Quote the listing below in full and exactly as written, but omit every picture.
-- Start --
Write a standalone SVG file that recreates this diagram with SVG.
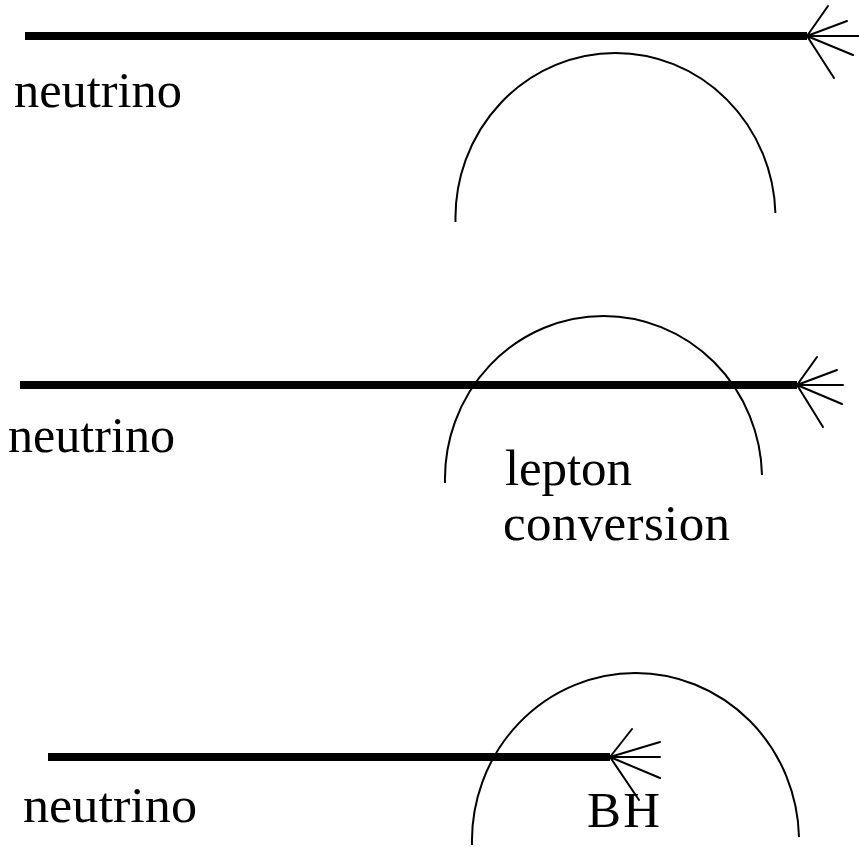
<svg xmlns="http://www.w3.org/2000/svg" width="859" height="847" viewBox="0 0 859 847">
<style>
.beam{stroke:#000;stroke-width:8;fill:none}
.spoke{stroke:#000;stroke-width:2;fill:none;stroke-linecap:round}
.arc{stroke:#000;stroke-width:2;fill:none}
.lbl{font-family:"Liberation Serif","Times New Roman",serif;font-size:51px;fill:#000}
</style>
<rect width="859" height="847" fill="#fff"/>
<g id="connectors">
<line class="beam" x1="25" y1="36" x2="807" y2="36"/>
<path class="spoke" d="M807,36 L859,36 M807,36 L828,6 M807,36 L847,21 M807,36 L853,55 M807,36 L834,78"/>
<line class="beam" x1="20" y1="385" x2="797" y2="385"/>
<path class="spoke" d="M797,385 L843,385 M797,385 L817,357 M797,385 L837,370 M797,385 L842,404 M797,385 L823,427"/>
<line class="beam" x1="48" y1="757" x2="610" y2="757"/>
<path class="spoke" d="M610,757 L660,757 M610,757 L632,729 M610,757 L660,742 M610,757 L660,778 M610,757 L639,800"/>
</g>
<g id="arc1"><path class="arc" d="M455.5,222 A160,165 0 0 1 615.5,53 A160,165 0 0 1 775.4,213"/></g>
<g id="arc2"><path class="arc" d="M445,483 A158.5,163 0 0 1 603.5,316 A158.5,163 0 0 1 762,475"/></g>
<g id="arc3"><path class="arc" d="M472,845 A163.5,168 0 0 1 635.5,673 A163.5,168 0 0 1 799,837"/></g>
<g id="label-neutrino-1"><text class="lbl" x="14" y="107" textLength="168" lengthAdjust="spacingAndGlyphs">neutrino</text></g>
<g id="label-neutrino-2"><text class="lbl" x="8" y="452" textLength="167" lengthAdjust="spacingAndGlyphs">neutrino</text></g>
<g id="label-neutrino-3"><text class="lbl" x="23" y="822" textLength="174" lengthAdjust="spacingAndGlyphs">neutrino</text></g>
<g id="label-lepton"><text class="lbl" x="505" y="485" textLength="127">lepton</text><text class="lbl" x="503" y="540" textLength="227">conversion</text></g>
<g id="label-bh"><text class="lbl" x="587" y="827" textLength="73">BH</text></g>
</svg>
-- End --
• [Answer to this task]:
Write a standalone SVG file that recreates this diagram with SVG.
<svg xmlns="http://www.w3.org/2000/svg" width="859" height="847" viewBox="0 0 859 847">
<style>
.beam{stroke:#000;stroke-width:8;fill:none}
.spoke{stroke:#000;stroke-width:2;fill:none;stroke-linecap:round}
.arc{stroke:#000;stroke-width:2;fill:none}
.lbl{font-family:"Liberation Serif","Times New Roman",serif;font-size:51px;fill:#000}
</style>
<rect width="859" height="847" fill="#fff"/>
<g id="connectors">
<line class="beam" x1="25" y1="36" x2="807" y2="36"/>
<path class="spoke" d="M807,36 L859,36 M807,36 L828,6 M807,36 L847,21 M807,36 L853,55 M807,36 L834,78"/>
<line class="beam" x1="20" y1="385" x2="797" y2="385"/>
<path class="spoke" d="M797,385 L843,385 M797,385 L817,357 M797,385 L837,370 M797,385 L842,404 M797,385 L823,427"/>
<line class="beam" x1="48" y1="757" x2="610" y2="757"/>
<path class="spoke" d="M610,757 L660,757 M610,757 L632,729 M610,757 L660,742 M610,757 L660,778 M610,757 L639,800"/>
</g>
<g id="arc1"><path class="arc" d="M455.5,222 A160,165 0 0 1 615.5,53 A160,165 0 0 1 775.4,213"/></g>
<g id="arc2"><path class="arc" d="M445,483 A158.5,163 0 0 1 603.5,316 A158.5,163 0 0 1 762,475"/></g>
<g id="arc3"><path class="arc" d="M472,845 A163.5,168 0 0 1 635.5,673 A163.5,168 0 0 1 799,837"/></g>
<g id="label-neutrino-1"><text class="lbl" x="14" y="107" textLength="168" lengthAdjust="spacingAndGlyphs">neutrino</text></g>
<g id="label-neutrino-2"><text class="lbl" x="8" y="452" textLength="167" lengthAdjust="spacingAndGlyphs">neutrino</text></g>
<g id="label-neutrino-3"><text class="lbl" x="23" y="822" textLength="174" lengthAdjust="spacingAndGlyphs">neutrino</text></g>
<g id="label-lepton"><text class="lbl" x="505" y="485" textLength="127">lepton</text><text class="lbl" x="503" y="540" textLength="227">conversion</text></g>
<g id="label-bh"><text class="lbl" x="587" y="827" textLength="73">BH</text></g>
</svg>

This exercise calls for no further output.